ИК: Для этого не надо быть тонким, достаточно быть молодым. Это животное чувство, когда тебя вырывает из тела. Его хорошо передают современные глаголы «торкать» и «не торкать», которые фонетически совпадают с английскими глаголами «turn out» и «turn on». Почему, если судить по цифрам продаж, до сих пор столь популярен весь советский рок-н-ролл 1980-х? Потому что он обладал подлинной энергетикой, пусть она и была технически несовершенно выражена.
ЕК: А у подлинной энергетики есть будущее?
ИК: Есть, но она не может прийти в той же форме. Это будет другой стиль, может быть, она вернется в хип-хопе, и Дельфин – это только первая ласточка. Многие, кто посетил последние хип-хоповые фестивали, рассказывают про провинциальные группы, про настоящее дно жизни. Конечно, там сплошной «fuck», отрицалово, но зато заквашено все на настоящей энергии. Настоящая энергия отличается тем, что человек чувствует принадлежность к вибрациям верхнего порядка, испытывает высвобождение духовного от телесного.

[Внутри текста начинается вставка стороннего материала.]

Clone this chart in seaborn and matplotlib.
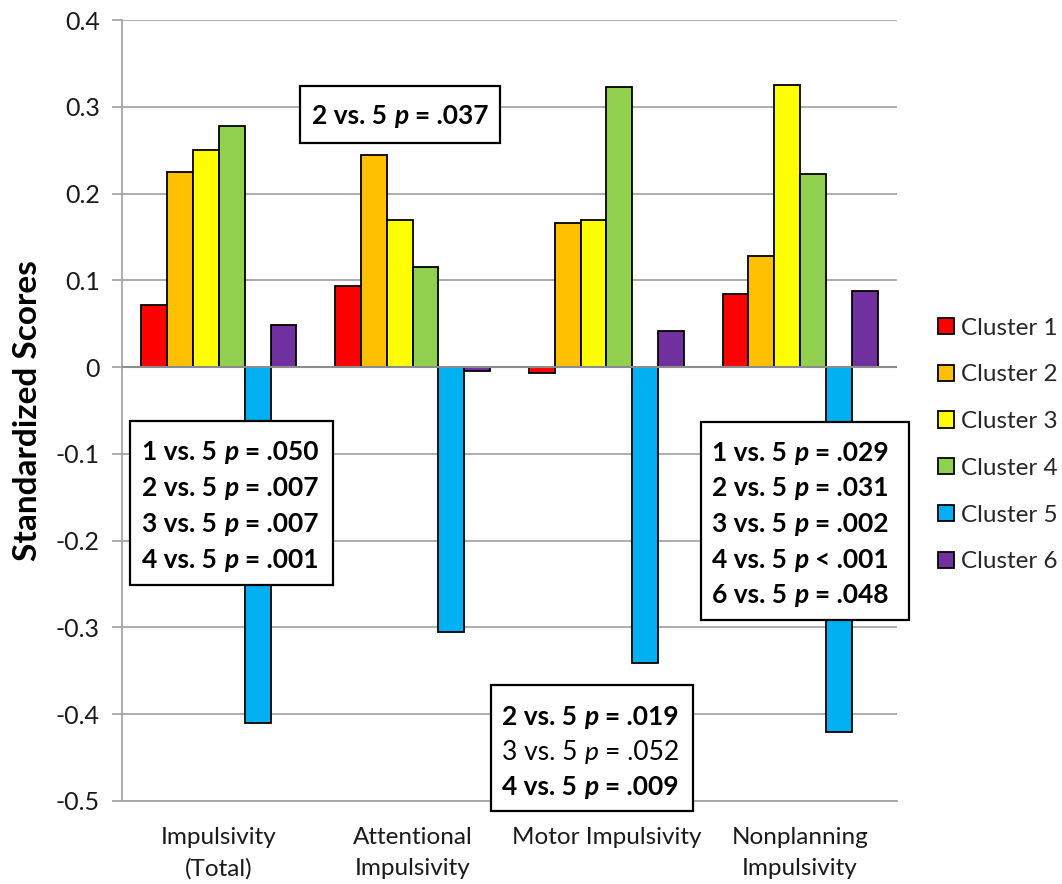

Телу сообщается животная подвижность. Это можно почувствовать, но нельзя описать словами. Если бы ощущение от подлинной музыки передавалось словами, она бы была не выше слов.
Любое творчество принадлежит к области мистических дисциплин, литература в наименьшей степени. Критика симфонии – только критика симфонии, музыки, ее читая, все равно не услышишь. Слова типа «тащит», «торкает» останутся основными элементами описания наличия или отсутствия этого определенного психофизиологического переживания, которое присутствует в подлинной музыке.